The splitting $K(X)\to\ker\varphi=\mathbb{Z}$ of the short exact sequence $$ 0\to\mathbb{Z}\xrightarrow{\iota} K(X)\xrightarrow{\varphi}\tilde{K}(X)\to 0 $$ is the second map $i^*\colon K(X)\to K(x_0)\cong\mathbb{Z}$. You can check that this is indeed a splitting (i.e., $i^*\iota$ is the identity on $\ker\varphi$).
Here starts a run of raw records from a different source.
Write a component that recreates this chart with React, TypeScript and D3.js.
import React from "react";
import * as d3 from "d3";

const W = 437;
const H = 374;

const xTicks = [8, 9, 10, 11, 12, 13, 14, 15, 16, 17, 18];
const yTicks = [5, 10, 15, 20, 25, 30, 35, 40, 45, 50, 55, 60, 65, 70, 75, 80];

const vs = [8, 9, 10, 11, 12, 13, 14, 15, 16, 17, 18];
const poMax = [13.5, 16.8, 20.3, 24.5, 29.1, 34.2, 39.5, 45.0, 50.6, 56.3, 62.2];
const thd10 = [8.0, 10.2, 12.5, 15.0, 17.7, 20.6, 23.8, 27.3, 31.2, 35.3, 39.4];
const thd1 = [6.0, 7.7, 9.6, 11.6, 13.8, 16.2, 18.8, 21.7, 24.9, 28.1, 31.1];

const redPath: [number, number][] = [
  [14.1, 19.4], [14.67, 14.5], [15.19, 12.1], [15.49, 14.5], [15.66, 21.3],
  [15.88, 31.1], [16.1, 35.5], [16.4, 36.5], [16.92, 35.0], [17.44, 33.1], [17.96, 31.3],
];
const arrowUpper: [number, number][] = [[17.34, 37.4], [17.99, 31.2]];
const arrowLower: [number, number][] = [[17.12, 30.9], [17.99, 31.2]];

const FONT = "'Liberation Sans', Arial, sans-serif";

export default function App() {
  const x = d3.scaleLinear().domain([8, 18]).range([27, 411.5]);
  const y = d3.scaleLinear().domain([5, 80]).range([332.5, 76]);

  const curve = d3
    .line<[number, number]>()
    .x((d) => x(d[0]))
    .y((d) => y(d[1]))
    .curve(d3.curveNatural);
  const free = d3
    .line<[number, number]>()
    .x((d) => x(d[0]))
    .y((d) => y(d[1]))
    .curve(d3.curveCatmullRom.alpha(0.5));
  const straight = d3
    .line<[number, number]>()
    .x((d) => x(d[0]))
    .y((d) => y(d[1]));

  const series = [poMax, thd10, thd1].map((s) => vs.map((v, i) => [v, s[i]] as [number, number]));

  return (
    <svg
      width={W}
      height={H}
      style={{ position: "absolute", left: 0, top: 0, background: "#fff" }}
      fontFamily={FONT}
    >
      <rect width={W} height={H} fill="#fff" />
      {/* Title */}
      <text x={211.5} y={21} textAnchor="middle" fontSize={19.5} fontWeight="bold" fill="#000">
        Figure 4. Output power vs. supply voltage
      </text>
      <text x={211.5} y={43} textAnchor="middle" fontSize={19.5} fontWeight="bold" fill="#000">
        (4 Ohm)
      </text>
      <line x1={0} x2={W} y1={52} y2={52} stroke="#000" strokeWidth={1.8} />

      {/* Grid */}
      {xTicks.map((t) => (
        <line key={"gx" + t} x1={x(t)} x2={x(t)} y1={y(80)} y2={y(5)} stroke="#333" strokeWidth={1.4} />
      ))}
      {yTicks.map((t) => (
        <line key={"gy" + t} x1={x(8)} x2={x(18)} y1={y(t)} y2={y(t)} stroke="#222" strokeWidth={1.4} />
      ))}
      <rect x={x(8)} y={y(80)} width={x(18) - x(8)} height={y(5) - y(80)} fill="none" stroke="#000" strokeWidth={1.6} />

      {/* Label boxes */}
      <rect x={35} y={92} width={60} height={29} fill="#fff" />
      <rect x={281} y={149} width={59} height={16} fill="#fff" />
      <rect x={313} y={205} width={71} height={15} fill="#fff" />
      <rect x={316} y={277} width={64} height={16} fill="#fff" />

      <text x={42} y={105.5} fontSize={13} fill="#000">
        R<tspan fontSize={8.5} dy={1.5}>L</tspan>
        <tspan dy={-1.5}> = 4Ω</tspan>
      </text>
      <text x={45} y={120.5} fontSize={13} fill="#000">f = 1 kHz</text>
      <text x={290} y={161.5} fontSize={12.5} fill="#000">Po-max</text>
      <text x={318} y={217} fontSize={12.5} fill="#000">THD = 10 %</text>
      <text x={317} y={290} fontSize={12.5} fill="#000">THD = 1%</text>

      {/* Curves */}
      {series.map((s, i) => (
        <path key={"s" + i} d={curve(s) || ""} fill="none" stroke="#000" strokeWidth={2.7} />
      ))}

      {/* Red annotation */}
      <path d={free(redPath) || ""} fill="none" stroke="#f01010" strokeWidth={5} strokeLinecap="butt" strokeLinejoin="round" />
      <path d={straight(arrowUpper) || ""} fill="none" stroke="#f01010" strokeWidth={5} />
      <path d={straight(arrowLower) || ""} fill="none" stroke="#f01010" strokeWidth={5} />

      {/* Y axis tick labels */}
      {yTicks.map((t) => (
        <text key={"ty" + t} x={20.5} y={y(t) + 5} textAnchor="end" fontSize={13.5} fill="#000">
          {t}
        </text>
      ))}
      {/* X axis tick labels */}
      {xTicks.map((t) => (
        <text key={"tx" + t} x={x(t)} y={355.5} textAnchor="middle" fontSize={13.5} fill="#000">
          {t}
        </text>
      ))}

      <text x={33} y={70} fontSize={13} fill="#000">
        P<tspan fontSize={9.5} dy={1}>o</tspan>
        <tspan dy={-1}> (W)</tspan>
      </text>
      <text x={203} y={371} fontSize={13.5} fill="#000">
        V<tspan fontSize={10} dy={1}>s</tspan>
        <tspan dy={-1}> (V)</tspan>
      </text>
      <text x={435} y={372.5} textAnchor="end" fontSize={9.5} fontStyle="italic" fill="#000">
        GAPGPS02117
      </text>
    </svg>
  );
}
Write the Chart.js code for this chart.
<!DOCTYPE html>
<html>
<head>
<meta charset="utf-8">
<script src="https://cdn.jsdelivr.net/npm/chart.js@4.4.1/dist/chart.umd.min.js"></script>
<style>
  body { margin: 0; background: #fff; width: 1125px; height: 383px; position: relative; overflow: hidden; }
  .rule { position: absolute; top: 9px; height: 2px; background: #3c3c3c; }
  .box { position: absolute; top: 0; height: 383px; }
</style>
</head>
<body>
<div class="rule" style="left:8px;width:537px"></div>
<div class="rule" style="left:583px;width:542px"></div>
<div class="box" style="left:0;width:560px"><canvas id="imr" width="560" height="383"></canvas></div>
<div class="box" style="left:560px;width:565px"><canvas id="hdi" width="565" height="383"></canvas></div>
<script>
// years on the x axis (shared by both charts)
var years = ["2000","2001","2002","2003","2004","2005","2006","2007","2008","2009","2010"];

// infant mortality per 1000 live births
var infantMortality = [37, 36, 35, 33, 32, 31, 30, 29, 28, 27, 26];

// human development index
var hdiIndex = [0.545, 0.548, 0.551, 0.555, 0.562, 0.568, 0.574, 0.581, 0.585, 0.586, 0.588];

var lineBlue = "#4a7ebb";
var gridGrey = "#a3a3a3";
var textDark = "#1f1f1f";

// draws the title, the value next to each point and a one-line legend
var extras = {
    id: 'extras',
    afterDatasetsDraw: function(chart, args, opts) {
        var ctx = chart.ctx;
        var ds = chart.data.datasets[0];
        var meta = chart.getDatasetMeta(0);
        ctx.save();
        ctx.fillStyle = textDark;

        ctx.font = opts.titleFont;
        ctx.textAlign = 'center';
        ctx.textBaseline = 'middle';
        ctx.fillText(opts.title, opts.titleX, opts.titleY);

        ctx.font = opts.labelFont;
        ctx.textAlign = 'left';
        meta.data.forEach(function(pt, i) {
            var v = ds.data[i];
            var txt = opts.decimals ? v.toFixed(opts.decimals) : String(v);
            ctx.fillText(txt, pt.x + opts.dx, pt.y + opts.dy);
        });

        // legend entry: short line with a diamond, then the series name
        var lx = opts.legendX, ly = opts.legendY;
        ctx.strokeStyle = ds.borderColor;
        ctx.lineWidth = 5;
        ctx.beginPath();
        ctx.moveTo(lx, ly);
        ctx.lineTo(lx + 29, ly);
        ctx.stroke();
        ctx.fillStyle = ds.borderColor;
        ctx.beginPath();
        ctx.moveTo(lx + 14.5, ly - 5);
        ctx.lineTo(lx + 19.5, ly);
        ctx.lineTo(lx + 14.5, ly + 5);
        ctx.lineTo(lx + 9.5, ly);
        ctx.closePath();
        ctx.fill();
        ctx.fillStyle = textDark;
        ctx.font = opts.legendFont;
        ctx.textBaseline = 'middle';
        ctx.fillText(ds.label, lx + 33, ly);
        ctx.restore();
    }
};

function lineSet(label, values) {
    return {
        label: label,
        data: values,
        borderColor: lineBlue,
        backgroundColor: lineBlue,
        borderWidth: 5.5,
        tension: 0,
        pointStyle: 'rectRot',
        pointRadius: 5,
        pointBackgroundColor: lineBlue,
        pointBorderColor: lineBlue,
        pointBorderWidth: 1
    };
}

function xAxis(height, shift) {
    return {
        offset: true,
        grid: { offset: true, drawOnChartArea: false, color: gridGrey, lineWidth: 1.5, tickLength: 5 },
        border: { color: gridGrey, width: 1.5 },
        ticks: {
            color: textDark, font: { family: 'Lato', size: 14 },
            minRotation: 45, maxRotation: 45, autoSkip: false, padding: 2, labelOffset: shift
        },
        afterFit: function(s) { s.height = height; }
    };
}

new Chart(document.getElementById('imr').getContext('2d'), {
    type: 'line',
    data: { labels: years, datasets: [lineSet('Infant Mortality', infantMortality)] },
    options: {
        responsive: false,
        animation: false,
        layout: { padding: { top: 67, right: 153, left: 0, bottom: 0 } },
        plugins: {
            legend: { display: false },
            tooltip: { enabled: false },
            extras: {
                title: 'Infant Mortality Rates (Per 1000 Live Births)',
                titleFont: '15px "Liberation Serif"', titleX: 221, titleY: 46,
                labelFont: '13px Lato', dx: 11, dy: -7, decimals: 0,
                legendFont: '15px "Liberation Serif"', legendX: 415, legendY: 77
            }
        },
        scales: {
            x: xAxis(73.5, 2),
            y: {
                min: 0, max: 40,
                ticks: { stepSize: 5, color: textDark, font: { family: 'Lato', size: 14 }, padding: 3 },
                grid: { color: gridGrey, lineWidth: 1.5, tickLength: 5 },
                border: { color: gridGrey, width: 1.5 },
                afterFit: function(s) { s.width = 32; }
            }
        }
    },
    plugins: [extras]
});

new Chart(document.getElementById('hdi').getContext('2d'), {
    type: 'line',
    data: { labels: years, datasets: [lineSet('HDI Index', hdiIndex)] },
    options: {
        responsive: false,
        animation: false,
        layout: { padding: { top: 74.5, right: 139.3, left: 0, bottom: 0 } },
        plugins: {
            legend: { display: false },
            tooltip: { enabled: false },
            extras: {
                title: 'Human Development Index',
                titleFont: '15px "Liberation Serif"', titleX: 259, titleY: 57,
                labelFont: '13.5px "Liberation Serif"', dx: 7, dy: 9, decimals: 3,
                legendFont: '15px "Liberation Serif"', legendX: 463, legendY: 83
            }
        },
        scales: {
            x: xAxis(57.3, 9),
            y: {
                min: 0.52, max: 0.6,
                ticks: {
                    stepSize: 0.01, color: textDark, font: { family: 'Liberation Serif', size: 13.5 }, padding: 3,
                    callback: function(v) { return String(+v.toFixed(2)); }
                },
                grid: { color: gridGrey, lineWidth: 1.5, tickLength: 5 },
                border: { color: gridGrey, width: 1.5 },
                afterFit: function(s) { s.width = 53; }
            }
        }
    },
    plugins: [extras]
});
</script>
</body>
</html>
Explcitly, the isomorphism $K(X)\cong\tilde{K}(X)\oplus\mathbb{Z}$ is $[E]_{\approx_s}\mapsto ([E]_{\sim},r)$ where $r$ is the virtual rank of $E$ (at $x_0$), i.e., if $E\approx_s E_1-E_2$ where $E_1,E_2$ are vector bundles over $X$, then $r=\operatorname{rank} E_1-\operatorname{rank} E_2$ (taken at the fiber over $x_0$).

Addendum

The splitting is dependent on the component of $x_0$, but that is the cost Hatcher is paying for allowing the base $X$ to be disconnected here. Expanding that a little, the other splitting map $\tilde{K}(X)\to K(X)$ is determined by the component of $x_0$ because we want that copy to have virtual rank $0$ at $x_0$. In fact, you can split off a copy of $\mathbb{Z}$ for each component of $X$, mirroring the possibility of different rank on different components as discussed in page 39.